Can questions rigidly designate intentions? (And what that might mean for alignment)

LESSWRONG
LW

Can questions rigidly designate intentions? (And what that might mean for alignment) — LessWrong

Saul Kripke defines a rigid designator as a term that refers to the same object in every world in which that object exists.^[1] The Morning Star (Phosphorus) and the Evening Star (Hesperus) both name the planet Venus, and the statement "Hesperus is Phosphorus" is a necessary a posteriori truth on Kripke's widely accepted account. Definite descriptions are typically non-rigid designators; for example, "The winner of the 2025 Nobel Peace Prize" is a non-rigid designator and a definite description. The assertion "The winner of the 2025 Nobel Peace Prize is María Corina Machado" is true, but it's not necessarily true. On a possible world semantics, there are many worlds in which Machado exists but someone else won the award in 2025; that she won is only a contingent fact about the world we live in.^[2] Rigid designators tag an object in every world in which that object exists whereas non-rigid designators can designate different objects across worlds. Turning now to the two questions motivating this post: Why think that questions can rigidly designate intentions? And what in the world does this have to do with aligning frontier models?

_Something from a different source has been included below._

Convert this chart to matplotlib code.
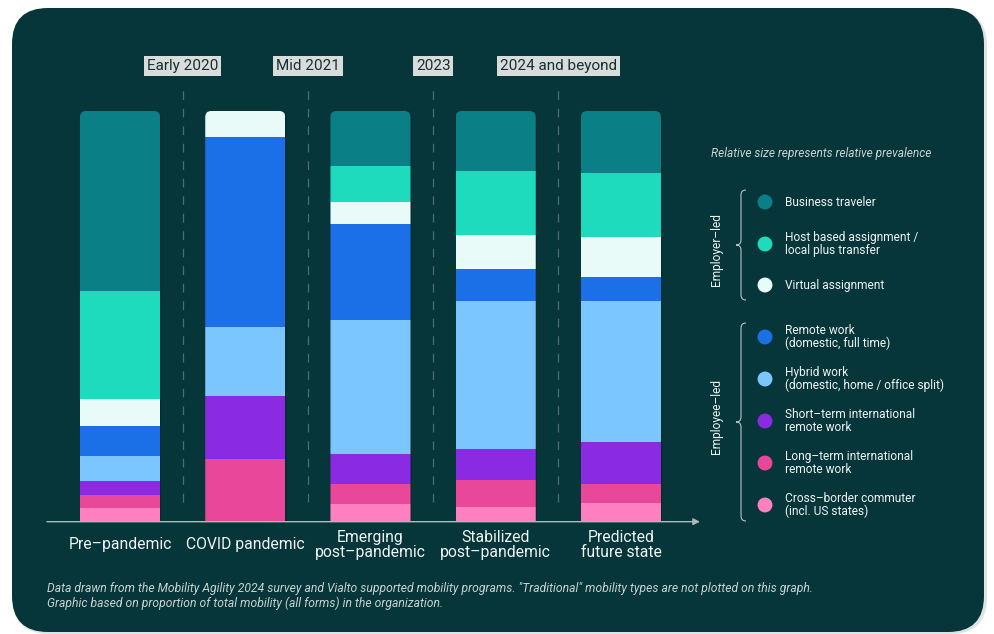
import numpy as np
import matplotlib
matplotlib.use("Agg")
import matplotlib.pyplot as plt
from matplotlib.patches import FancyBboxPatch
from matplotlib.path import Path
from matplotlib.patches import PathPatch

plt.rcParams['font.family'] = ['Roboto', 'DejaVu Sans']

# categories (x axis)
stages = ['Pre–pandemic', 'COVID pandemic', 'Emerging\npost–pandemic',
          'Stabilized\npost–pandemic', 'Predicted\nfuture state']
periods = ['Early 2020', 'Mid 2021', '2023', '2024 and beyond']

# share of total mobility (%)
cross_border = [3.3, 0.0, 4.2, 3.7, 4.6]
long_term = [3.2, 15.3, 5.1, 6.5, 4.7]
short_term = [3.4, 15.3, 7.3, 7.5, 10.2]
hybrid = [6.2, 16.7, 32.4, 36.1, 34.3]
remote = [7.1, 46.3, 23.5, 7.7, 5.7]
virtual = [6.7, 6.4, 5.3, 8.4, 9.7]
host_based = [26.2, 0.0, 8.8, 15.6, 15.6]
business = [43.9, 0.0, 13.4, 14.5, 15.2]

# bottom to top
series = [cross_border, long_term, short_term, hybrid, remote, virtual, host_based, business]
colors = ['#FF80C0', '#E8479A', '#8A2AE3', '#7CC6FF', '#1B70E8', '#E8FBF8', '#1DDBBC', '#0A7F86']

legend_labels = ['Business traveler', 'Host based assignment /\nlocal plus transfer', 'Virtual assignment',
                 'Remote work\n(domestic, full time)', 'Hybrid work\n(domestic, home / office split)',
                 'Short–term international\nremote work', 'Long–term international\nremote work',
                 'Cross–border commuter\n(incl. US states)']
legend_colors = colors[::-1]
legend_y = [202, 244, 285, 337, 379, 421, 463, 505]

footnote = ('Data drawn from the Mobility Agility 2024 survey and Vialto supported mobility programs. '
            '"Traditional" mobility types are not plotted on this graph.\n'
            'Graphic based on proportion of total mobility (all forms) in the organization.')

W, H = 994, 634
BG = '#06363A'
TXT = '#EEF3F3'

fig = plt.figure(figsize=(W / 100, H / 100), dpi=100)
fig.patch.set_facecolor('white')

# overlay in pixel coords for background / legend
bg = fig.add_axes([0, 0, 1, 1], zorder=0)
bg.set_xlim(0, W)
bg.set_ylim(H, 0)
bg.axis('off')
shadow = FancyBboxPatch((13, 10), 974, 624, boxstyle='round,pad=0,rounding_size=36',
                        fc='#c9d2d2', ec='none', alpha=0.6)
bg.add_patch(shadow)
bg.add_patch(FancyBboxPatch((12, 8), 972, 624, boxstyle='round,pad=0,rounding_size=36',
                            fc=BG, ec='none'))

# main chart axes
left, right, top, bottom = 47, 700, 111, 521.7
ax = fig.add_axes([left / W, (H - bottom) / H, (right - left) / W, (bottom - top) / H], zorder=1)
ax.set_facecolor('none')
ax.set_xlim(-0.583, 4.631)
ax.set_ylim(0, 100)
for s in ax.spines.values():
    s.set_visible(False)
ax.set_xticks([])
ax.set_yticks([])

x = np.arange(len(stages))
bw = 0.639
# rounding sizes in data units
px_x = (right - left) / (4.631 + 0.583)
px_y = (bottom - top) / 100
r = 6 / px_x
aspect = (6 / px_y) / r

totals = np.sum(series, axis=0)
clips = []
for i in range(len(x)):
    sh = FancyBboxPatch((x[i] - bw / 2 + 0.01, -3), bw, totals[i] + 3.5,
                        boxstyle=f'round,pad=0,rounding_size={r * 1.3}', mutation_aspect=aspect,
                        fc='#01201f', ec='none', alpha=0.45, zorder=1)
    ax.add_patch(sh)
    c = FancyBboxPatch((x[i] - bw / 2, -5), bw, totals[i] + 5,
                       boxstyle=f'round,pad=0,rounding_size={r}', mutation_aspect=aspect,
                       fc='none', ec='none')
    ax.add_patch(c)
    clips.append(c)

bottoms = np.zeros(len(x))
for vals, col in zip(series, colors):
    bars = ax.bar(x, vals, bw, bottom=bottoms, color=col, edgecolor='none', zorder=2)
    for b, c in zip(bars, clips):
        b.set_clip_path(c)
    bottoms += np.array(vals)

# dashed separators + period labels
for j, p in enumerate(periods):
    ax.plot([j + 0.5, j + 0.5], [4.8, 105.1], color='#4F6C6C', lw=0.9,
            dashes=(7, 7), clip_on=False, zorder=1)
    ax.text(j + 0.5, 1.1096, p, transform=ax.get_xaxis_transform(), ha='center', va='center',
            fontsize=11, color='#16302F',
            bbox=dict(boxstyle='square,pad=0.2', fc='#D8DDDC', ec='none'))

# x axis arrow
ax.annotate('', xy=(1, 0), xytext=(0, 0), xycoords='axes fraction',
            arrowprops=dict(arrowstyle='-|>', color='#AEB9B9', lw=1, mutation_scale=10,
                            shrinkA=0, shrinkB=0), zorder=3)

for i, lab in enumerate(stages):
    ax.text(x[i], -0.0567, lab, transform=ax.get_xaxis_transform(), ha='center', va='center',
            fontsize=11.3, color=TXT, linespacing=1.0)

# legend
bg.text(711, 154, 'Relative size represents relative prevalence', style='italic',
        fontsize=8.6, color='#C9D3D3', va='center')
bg.scatter([765] * len(legend_y), legend_y, s=115, c=legend_colors, zorder=3, linewidths=0)
for yy, lab in zip(legend_y, legend_labels):
    bg.text(785, yy, lab, fontsize=8.6, color=TXT, va='center', linespacing=1.0)


def brace(x0, y0, y1, d=5):
    ym = (y0 + y1) / 2
    verts = [(x0 + d, y0), (x0, y0), (x0, y0 + d),
             (x0, ym - d), (x0, ym), (x0 - d, ym),
             (x0, ym), (x0, ym + d),
             (x0, y1 - d), (x0, y1), (x0 + d, y1)]
    codes = [Path.MOVETO, Path.CURVE3, Path.CURVE3,
             Path.LINETO, Path.CURVE3, Path.CURVE3,
             Path.CURVE3, Path.CURVE3,
             Path.LINETO, Path.CURVE3, Path.CURVE3]
    bg.add_patch(PathPatch(Path(verts, codes), fc='none', ec='#B5C1C1', lw=0.8))


brace(741, 190, 300)
brace(741, 323, 521)
bg.text(717, 250, 'Employer–led', rotation=90, fontsize=8.6, color=TXT, ha='center', va='center')
bg.text(717, 416, 'Employee–led', rotation=90, fontsize=8.6, color=TXT, ha='center', va='center')

bg.text(47, 596, footnote, style='italic', fontsize=8.7, color='#C9D3D3', va='center',
        linespacing=1.2)

fig.savefig('out.png', dpi=100, facecolor=fig.get_facecolor())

Why think that questions can rigidly designate intentions?

Imagine an organism with one intention: find food. Now suppose that organism--call it Fred--has to query its environment to achieve this goal.^[3] Fred must differentiate food from non-food and basically there are two methods for doing so: a direct query and a proxy query.

Direct query: Fred queries the environment for food itself. Questions like "what things have nutritional value to Fred?" or "is this food?", when given full scope over the objects in Fred's environment and answered accurately, partition that environment into edible and non-edible for Fred.

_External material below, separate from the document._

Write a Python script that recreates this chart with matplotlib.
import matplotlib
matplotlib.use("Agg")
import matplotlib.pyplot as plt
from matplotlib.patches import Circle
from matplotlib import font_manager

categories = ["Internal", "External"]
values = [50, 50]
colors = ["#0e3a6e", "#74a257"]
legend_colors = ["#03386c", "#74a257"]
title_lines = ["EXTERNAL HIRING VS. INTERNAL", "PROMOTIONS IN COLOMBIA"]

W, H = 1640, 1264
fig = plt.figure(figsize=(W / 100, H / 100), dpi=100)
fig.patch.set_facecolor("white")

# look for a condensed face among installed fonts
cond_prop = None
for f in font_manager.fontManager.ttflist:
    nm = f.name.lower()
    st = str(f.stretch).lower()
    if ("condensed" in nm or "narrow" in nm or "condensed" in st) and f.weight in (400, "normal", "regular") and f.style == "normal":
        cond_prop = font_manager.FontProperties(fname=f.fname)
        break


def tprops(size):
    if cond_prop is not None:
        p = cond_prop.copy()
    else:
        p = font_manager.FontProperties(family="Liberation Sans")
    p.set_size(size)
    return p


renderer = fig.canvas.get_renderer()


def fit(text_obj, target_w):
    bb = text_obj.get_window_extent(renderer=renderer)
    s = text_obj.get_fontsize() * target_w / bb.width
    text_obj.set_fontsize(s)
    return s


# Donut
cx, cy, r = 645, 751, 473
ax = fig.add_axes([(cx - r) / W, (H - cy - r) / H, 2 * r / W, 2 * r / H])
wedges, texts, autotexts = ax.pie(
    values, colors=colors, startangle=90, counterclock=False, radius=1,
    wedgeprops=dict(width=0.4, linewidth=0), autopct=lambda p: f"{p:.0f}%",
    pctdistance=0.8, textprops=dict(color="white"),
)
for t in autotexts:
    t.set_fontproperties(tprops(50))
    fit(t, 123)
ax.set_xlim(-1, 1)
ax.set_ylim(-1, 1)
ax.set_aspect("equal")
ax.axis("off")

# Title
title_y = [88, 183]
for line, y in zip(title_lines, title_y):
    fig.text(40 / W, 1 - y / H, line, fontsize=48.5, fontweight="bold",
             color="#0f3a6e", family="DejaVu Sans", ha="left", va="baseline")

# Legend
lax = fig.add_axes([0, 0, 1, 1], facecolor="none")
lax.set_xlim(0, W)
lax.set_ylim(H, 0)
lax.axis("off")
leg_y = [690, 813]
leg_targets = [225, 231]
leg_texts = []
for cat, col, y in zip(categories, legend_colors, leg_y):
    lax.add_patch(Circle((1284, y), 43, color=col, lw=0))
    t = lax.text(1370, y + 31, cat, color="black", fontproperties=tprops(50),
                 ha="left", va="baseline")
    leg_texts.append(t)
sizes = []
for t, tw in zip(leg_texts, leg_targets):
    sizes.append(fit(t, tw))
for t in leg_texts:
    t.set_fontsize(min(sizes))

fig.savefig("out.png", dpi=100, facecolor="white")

Proxy query: Fred queries the environment for a proxy for food. For example, suppose that all and only food is colored red where Fred is, and so the question "what things are red?" when answered accurately partitions the environment into red and non-red categories, and by stipulation into edible and non-edible for Fred.

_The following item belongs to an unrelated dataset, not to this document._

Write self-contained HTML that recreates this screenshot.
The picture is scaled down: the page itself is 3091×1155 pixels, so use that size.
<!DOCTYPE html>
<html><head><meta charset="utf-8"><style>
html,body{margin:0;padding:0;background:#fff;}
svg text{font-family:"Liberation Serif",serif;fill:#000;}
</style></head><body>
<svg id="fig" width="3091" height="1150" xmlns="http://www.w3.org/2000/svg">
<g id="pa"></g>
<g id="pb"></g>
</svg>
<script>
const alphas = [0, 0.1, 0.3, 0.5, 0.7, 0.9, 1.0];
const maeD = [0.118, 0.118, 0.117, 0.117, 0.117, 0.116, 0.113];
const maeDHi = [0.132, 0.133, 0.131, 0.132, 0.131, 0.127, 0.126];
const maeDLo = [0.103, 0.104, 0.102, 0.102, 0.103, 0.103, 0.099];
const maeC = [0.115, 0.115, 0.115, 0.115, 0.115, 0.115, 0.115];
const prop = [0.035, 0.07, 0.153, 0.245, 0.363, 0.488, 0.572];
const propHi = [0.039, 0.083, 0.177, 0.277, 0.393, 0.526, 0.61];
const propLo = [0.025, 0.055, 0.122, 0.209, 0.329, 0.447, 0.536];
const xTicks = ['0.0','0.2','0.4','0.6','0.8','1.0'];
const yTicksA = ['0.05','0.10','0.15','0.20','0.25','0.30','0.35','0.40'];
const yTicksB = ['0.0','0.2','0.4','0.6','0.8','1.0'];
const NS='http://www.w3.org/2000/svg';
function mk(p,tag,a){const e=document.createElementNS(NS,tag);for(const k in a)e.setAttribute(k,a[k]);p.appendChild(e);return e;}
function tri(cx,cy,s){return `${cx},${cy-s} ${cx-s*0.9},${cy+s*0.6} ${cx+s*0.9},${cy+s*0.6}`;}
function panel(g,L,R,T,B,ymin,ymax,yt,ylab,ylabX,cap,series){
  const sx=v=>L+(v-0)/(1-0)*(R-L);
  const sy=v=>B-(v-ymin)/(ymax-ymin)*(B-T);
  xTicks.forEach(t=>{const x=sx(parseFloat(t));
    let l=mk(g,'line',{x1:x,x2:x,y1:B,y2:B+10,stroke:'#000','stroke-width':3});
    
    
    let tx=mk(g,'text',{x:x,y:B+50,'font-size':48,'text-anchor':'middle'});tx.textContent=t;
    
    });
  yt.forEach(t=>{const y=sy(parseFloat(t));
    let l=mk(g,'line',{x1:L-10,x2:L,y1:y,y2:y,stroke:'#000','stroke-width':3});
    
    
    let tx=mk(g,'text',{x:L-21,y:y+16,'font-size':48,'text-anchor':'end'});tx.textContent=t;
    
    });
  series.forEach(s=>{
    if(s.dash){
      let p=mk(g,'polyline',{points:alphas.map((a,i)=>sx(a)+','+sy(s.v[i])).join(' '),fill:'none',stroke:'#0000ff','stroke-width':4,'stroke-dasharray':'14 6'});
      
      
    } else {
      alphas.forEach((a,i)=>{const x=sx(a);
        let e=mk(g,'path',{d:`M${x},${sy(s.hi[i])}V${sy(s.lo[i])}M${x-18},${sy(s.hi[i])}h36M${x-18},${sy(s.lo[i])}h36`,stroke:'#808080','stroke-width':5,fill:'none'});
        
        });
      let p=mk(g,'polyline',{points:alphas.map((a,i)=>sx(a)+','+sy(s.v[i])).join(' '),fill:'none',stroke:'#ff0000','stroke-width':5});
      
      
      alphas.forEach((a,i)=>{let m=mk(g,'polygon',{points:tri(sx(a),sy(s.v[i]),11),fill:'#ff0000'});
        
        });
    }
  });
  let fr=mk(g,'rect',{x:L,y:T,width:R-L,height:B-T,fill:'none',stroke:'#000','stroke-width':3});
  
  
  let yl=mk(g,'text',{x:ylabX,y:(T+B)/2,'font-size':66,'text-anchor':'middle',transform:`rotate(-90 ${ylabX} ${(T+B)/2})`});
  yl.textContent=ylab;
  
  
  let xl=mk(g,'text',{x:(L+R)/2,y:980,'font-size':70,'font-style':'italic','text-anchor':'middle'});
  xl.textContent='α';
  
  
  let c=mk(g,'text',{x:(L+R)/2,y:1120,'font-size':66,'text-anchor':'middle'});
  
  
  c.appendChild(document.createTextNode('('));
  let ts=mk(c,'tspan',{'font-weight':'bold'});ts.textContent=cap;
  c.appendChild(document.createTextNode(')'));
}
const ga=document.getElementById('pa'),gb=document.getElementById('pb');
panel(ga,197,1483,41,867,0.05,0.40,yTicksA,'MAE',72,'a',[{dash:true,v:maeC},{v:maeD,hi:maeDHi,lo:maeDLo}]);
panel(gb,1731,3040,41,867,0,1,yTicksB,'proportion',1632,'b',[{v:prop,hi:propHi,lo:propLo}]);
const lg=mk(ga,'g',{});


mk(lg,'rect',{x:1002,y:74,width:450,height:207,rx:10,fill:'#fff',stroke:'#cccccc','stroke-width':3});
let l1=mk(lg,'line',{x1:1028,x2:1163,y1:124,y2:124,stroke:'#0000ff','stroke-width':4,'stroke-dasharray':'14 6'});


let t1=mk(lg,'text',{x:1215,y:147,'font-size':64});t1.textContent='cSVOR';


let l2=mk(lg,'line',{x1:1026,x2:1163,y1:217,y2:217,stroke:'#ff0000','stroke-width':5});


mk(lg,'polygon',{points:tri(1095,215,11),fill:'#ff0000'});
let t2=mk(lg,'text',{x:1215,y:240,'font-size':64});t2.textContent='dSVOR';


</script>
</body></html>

These two methods closely approximate rigid and non-rigid designation as a relationship that holds between queries and intentions. Direct queries function like rigid designators and proxy queries function like non-rigid designators insofar as they bear on the intention find food. In every world in which Fred has the goal of finding food, the direct query "what things have nutritional value to Fred?" bears on this goal in that a complete answer to the question is equivalent to satisfying the goal. By contrast, proxy queries fail in certain counterfactual environments as they only track world-contingent correlates of the satisfaction conditions for the intention. If we imagined a world in which all and only food was blue, the proxy query "what things are red?" would no longer bear on Fred's intention to find food. Much like a non-rigid designator, a proxy query tracks a contingent fact about an intention given some environment and not the intention itself. Much like a rigid designator, a direct query acts as a context-partitioning tag for the intention itself.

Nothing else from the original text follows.